# Recorded information
--------------------------------------------------

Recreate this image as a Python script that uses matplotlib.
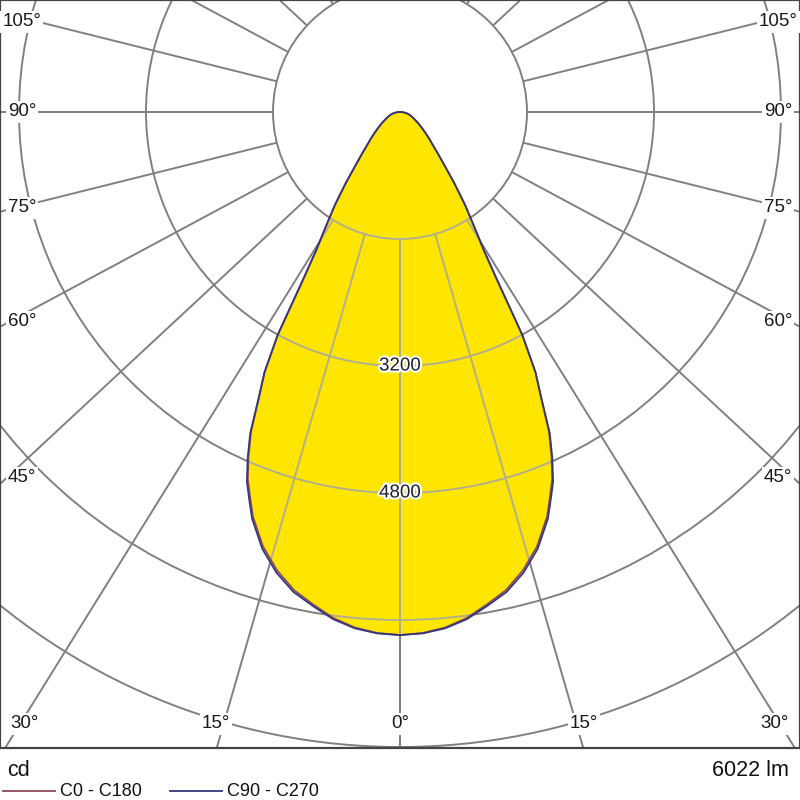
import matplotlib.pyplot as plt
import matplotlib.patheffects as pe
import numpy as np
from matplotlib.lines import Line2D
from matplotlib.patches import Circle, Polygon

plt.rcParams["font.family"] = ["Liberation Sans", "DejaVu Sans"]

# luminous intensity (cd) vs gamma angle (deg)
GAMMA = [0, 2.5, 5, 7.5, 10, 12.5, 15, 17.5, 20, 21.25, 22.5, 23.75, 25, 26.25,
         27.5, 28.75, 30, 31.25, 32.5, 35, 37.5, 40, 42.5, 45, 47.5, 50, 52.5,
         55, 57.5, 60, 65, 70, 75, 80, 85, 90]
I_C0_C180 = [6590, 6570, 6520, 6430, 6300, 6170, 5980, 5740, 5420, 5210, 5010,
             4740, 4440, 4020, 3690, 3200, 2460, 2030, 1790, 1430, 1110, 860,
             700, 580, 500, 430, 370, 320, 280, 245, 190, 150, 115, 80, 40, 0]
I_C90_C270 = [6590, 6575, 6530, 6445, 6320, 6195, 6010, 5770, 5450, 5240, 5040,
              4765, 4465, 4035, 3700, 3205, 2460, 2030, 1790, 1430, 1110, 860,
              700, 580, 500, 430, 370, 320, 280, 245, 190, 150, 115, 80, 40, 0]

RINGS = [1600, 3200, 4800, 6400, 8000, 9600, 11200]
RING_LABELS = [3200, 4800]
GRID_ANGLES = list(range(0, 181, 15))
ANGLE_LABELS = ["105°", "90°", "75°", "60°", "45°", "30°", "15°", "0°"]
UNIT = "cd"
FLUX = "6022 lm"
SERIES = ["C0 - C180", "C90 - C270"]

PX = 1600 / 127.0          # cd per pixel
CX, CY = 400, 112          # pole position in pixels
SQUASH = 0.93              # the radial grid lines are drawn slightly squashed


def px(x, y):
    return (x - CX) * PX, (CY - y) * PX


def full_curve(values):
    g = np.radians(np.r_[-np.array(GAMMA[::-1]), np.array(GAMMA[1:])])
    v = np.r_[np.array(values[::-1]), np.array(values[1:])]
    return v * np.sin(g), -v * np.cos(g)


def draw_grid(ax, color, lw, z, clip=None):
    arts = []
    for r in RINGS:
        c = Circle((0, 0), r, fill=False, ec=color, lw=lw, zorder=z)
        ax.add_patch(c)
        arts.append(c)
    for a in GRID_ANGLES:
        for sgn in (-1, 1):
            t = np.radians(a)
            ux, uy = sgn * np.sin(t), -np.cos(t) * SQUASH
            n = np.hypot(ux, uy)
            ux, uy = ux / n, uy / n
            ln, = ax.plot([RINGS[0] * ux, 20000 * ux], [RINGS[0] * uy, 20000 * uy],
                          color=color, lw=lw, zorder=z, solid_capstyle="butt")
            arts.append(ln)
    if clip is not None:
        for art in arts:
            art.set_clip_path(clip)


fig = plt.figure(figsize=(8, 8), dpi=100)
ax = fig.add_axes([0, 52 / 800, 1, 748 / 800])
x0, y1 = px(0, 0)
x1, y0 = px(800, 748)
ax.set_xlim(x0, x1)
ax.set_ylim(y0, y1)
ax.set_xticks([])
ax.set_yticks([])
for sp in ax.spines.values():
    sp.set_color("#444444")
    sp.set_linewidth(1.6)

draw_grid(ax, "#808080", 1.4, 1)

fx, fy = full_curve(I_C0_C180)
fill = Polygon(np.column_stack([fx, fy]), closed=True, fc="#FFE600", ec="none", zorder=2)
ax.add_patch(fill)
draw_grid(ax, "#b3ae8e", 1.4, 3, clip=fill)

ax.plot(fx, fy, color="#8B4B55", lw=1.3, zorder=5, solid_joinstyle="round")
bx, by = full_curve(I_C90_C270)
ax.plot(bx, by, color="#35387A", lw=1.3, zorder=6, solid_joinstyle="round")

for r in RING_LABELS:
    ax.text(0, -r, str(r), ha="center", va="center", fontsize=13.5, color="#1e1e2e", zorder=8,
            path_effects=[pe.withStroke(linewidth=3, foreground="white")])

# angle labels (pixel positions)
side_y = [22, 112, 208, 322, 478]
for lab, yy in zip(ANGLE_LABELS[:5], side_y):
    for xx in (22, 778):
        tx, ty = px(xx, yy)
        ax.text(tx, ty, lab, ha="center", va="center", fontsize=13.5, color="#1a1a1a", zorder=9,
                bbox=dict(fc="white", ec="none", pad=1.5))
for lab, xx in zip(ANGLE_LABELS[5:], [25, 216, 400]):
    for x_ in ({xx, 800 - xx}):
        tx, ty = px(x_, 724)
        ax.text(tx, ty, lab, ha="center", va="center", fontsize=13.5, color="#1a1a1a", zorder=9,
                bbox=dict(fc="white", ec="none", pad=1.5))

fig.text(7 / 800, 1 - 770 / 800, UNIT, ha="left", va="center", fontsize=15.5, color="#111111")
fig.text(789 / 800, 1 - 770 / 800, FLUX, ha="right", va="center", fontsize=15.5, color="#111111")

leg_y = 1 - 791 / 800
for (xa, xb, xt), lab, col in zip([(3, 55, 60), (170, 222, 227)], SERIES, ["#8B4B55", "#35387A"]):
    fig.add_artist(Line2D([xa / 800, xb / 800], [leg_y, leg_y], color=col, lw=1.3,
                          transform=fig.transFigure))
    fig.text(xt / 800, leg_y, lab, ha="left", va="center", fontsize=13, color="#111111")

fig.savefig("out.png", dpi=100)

--------------------------------------------------

# What is asked
From the first line of the listing above, repeat every line through the one holding "return v * np.sin(g), -v * np.cos(g)". Both ends count, and pictures stay out.

# Answer in full
Recreate this image as a Python script that uses matplotlib.
import matplotlib.pyplot as plt
import matplotlib.patheffects as pe
import numpy as np
from matplotlib.lines import Line2D
from matplotlib.patches import Circle, Polygon

plt.rcParams["font.family"] = ["Liberation Sans", "DejaVu Sans"]

# luminous intensity (cd) vs gamma angle (deg)
GAMMA = [0, 2.5, 5, 7.5, 10, 12.5, 15, 17.5, 20, 21.25, 22.5, 23.75, 25, 26.25,
         27.5, 28.75, 30, 31.25, 32.5, 35, 37.5, 40, 42.5, 45, 47.5, 50, 52.5,
         55, 57.5, 60, 65, 70, 75, 80, 85, 90]
I_C0_C180 = [6590, 6570, 6520, 6430, 6300, 6170, 5980, 5740, 5420, 5210, 5010,
             4740, 4440, 4020, 3690, 3200, 2460, 2030, 1790, 1430, 1110, 860,
             700, 580, 500, 430, 370, 320, 280, 245, 190, 150, 115, 80, 40, 0]
I_C90_C270 = [6590, 6575, 6530, 6445, 6320, 6195, 6010, 5770, 5450, 5240, 5040,
              4765, 4465, 4035, 3700, 3205, 2460, 2030, 1790, 1430, 1110, 860,
              700, 580, 500, 430, 370, 320, 280, 245, 190, 150, 115, 80, 40, 0]

RINGS = [1600, 3200, 4800, 6400, 8000, 9600, 11200]
RING_LABELS = [3200, 4800]
GRID_ANGLES = list(range(0, 181, 15))
ANGLE_LABELS = ["105°", "90°", "75°", "60°", "45°", "30°", "15°", "0°"]
UNIT = "cd"
FLUX = "6022 lm"
SERIES = ["C0 - C180", "C90 - C270"]

PX = 1600 / 127.0          # cd per pixel
CX, CY = 400, 112          # pole position in pixels
SQUASH = 0.93              # the radial grid lines are drawn slightly squashed


def px(x, y):
    return (x - CX) * PX, (CY - y) * PX


def full_curve(values):
    g = np.radians(np.r_[-np.array(GAMMA[::-1]), np.array(GAMMA[1:])])
    v = np.r_[np.array(values[::-1]), np.array(values[1:])]
    return v * np.sin(g), -v * np.cos(g)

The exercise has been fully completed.